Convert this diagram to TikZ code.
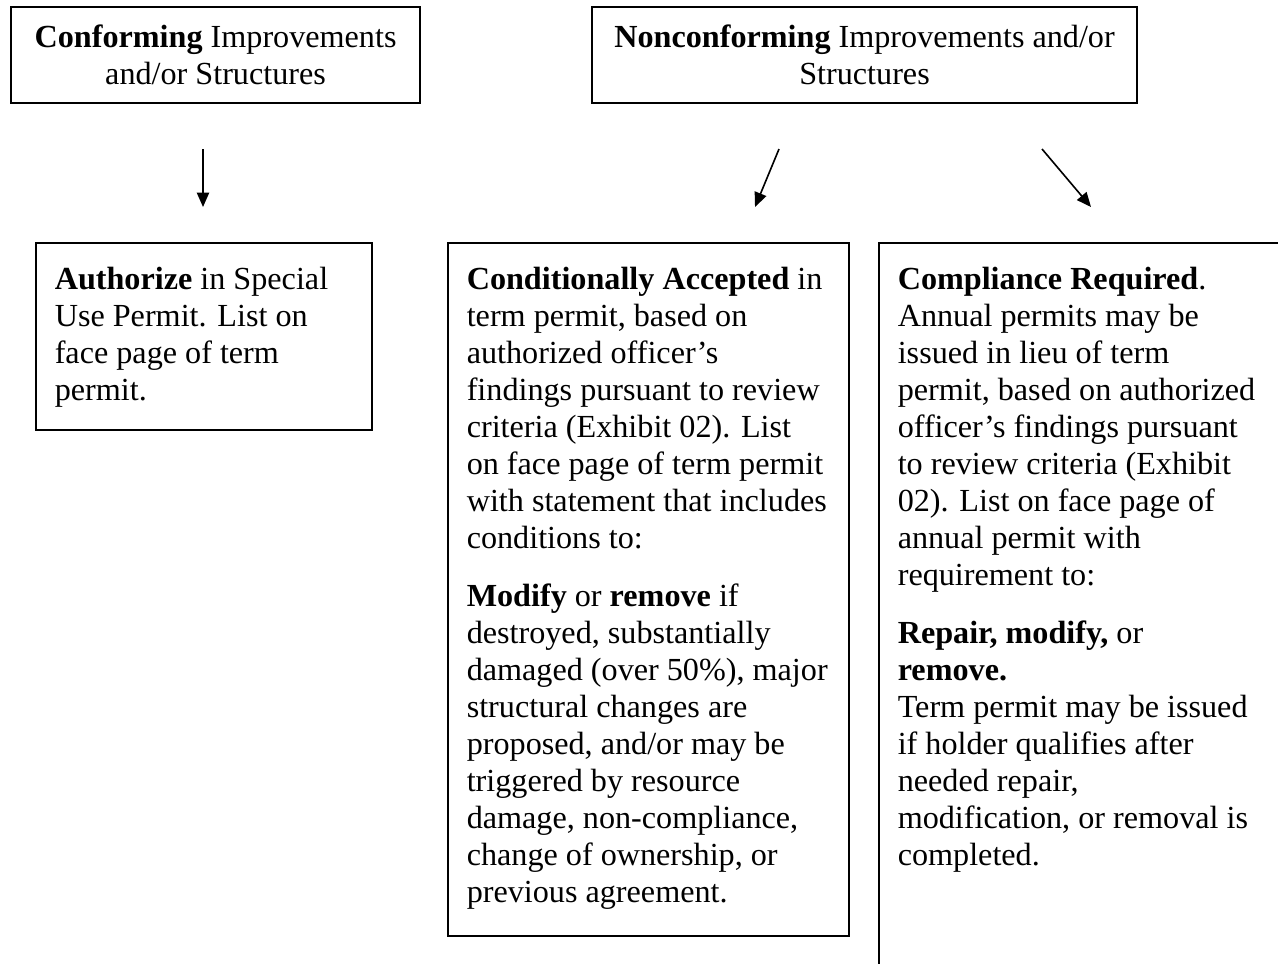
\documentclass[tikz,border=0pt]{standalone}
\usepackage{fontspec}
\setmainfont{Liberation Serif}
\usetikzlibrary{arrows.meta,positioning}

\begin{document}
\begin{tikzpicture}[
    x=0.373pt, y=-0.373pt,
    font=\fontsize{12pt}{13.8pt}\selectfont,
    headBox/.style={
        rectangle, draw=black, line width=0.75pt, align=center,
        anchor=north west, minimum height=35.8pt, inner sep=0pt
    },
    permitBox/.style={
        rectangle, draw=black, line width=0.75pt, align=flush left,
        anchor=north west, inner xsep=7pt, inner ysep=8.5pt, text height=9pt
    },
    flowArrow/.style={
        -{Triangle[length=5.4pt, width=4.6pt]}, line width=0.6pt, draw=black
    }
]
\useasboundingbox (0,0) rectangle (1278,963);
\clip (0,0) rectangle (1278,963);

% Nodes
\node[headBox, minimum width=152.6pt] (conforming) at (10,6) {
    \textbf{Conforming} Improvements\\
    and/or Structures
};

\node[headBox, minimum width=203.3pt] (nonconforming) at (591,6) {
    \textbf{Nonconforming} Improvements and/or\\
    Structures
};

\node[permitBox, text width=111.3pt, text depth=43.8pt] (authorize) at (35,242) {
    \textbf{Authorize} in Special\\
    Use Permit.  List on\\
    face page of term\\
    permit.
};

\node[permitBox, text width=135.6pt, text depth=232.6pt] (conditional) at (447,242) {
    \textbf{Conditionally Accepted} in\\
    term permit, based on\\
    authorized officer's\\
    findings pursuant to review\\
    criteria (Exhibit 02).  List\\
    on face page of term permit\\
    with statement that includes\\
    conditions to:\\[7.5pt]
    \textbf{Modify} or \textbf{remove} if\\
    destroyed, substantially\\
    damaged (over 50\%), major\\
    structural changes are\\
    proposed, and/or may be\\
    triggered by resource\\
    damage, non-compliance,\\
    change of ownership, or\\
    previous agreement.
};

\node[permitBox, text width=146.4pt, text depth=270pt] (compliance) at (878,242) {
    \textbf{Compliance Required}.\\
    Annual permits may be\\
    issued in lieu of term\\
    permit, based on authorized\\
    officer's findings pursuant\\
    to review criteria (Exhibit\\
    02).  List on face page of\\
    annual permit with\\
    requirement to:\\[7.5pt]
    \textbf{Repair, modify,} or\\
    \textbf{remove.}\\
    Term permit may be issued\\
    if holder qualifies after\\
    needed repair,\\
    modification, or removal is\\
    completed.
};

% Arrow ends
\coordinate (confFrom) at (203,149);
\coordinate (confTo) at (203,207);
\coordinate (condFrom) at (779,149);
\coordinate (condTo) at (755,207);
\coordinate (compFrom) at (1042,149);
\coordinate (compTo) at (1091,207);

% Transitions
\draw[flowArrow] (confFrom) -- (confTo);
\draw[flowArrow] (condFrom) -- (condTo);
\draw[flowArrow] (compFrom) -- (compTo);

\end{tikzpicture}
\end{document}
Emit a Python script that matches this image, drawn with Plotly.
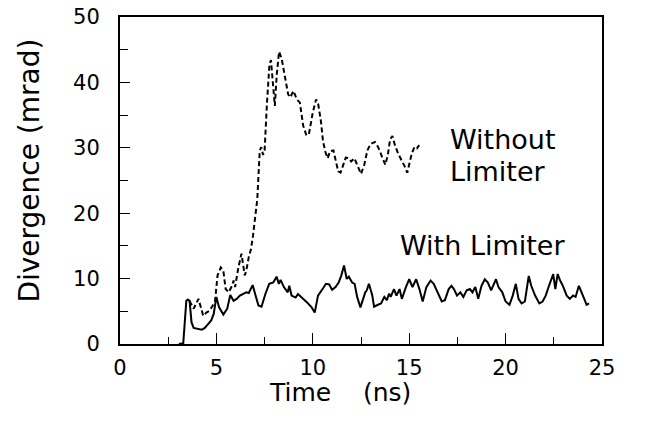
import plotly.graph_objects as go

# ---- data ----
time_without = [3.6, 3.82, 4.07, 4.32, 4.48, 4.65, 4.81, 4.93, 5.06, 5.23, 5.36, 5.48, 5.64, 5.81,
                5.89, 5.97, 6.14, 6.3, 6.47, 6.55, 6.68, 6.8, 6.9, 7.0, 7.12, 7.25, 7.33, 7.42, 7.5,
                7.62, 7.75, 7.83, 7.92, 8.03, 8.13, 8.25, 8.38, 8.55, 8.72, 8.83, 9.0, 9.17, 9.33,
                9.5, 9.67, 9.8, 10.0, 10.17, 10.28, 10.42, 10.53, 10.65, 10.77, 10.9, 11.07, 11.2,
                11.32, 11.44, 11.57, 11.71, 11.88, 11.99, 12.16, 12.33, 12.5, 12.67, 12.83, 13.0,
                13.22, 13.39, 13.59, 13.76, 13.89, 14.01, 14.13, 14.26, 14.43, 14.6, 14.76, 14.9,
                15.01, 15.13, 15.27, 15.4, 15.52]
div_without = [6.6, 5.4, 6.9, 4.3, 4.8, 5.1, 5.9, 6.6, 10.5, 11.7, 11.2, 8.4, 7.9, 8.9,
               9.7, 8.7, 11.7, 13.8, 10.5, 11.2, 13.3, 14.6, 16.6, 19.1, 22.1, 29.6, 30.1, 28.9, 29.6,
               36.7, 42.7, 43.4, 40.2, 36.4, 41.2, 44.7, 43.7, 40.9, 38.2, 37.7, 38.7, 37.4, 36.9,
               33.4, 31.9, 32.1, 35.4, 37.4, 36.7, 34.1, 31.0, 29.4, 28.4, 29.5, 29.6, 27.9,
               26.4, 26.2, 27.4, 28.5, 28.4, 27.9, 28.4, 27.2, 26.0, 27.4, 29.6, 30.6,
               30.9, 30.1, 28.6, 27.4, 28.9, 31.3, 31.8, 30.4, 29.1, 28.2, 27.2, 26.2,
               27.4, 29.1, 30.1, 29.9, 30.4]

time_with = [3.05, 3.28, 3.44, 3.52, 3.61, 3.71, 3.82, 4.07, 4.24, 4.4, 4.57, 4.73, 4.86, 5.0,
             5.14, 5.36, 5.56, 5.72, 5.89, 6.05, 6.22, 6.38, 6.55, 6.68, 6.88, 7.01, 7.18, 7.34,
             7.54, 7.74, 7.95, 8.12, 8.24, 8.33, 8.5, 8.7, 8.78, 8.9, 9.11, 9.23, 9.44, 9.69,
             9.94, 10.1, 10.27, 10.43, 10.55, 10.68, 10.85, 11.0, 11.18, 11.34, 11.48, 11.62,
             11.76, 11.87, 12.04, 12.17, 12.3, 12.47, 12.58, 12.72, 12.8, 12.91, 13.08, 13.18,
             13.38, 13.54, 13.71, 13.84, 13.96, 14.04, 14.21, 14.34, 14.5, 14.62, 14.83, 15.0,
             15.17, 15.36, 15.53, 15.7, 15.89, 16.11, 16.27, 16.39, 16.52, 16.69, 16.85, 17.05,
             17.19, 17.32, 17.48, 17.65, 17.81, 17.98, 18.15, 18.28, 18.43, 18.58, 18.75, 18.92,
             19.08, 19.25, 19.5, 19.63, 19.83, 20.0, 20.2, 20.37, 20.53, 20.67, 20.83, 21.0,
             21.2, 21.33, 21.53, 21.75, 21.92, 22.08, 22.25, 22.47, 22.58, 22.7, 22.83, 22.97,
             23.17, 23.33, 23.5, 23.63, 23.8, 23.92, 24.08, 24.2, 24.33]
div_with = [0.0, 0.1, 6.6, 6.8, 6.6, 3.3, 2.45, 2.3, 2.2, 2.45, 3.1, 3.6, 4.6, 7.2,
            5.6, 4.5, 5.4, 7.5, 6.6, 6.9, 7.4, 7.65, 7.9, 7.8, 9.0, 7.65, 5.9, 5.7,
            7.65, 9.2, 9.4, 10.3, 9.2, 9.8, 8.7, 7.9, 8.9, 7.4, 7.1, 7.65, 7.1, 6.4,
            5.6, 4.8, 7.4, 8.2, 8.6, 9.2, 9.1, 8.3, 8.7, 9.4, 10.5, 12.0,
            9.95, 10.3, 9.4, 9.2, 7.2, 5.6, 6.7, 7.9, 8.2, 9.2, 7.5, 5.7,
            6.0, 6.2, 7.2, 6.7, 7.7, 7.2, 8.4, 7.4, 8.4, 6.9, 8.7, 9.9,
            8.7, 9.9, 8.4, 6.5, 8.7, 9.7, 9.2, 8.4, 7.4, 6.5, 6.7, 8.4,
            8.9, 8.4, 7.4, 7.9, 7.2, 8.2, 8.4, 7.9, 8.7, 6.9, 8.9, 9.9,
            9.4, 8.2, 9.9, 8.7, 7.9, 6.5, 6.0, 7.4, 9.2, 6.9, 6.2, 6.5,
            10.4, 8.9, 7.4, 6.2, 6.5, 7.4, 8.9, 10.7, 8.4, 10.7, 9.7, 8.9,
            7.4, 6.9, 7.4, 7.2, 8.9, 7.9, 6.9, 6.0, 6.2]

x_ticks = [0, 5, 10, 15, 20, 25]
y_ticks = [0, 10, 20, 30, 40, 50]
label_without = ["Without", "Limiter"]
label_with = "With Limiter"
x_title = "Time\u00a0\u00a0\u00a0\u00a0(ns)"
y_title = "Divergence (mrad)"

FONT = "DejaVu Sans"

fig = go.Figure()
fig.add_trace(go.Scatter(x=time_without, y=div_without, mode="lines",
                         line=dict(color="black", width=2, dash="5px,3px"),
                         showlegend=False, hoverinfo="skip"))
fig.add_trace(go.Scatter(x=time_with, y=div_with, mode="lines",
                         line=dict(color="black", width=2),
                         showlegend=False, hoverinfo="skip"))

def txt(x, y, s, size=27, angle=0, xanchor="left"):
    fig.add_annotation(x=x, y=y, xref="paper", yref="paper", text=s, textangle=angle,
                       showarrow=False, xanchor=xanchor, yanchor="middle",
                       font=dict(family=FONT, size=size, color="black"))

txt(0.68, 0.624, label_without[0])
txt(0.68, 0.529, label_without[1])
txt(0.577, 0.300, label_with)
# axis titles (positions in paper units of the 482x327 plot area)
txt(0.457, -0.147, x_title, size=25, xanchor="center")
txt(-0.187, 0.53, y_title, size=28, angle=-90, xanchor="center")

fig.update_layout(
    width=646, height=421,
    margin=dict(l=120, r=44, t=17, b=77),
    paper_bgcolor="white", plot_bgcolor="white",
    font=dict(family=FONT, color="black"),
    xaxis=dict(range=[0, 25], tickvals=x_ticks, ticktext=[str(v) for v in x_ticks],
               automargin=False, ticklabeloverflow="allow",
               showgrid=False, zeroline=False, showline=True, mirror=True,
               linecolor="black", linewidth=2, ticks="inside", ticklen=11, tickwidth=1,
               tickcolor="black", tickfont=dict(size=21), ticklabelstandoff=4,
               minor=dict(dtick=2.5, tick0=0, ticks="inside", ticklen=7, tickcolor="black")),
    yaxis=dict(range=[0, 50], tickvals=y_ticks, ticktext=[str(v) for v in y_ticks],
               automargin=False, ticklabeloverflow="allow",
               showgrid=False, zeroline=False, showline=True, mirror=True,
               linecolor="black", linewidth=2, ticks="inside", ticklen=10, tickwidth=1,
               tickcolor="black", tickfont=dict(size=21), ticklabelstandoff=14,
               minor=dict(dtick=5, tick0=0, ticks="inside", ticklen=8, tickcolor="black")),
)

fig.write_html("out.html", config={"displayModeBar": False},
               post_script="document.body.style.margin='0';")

- - - - -

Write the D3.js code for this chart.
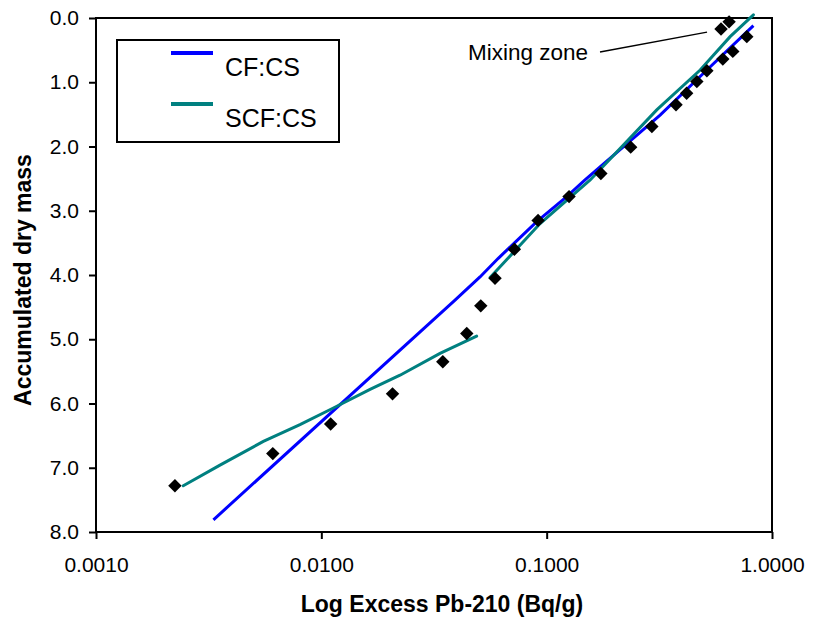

- - - - -

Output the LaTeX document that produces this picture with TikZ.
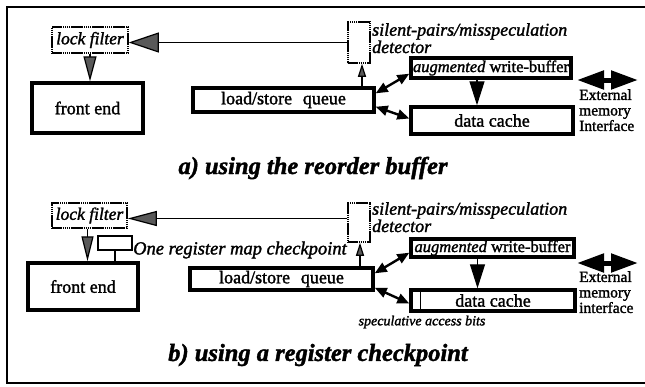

- - - - -

--- Task to carry out ---
Copy whichever lines in the listing above contain the word "that".

--- Final result ---
    with statement that includes\\
Emit a Python script that matches this image, drawn with Plotly.
Output the LaTeX document that produces this picture with TikZ.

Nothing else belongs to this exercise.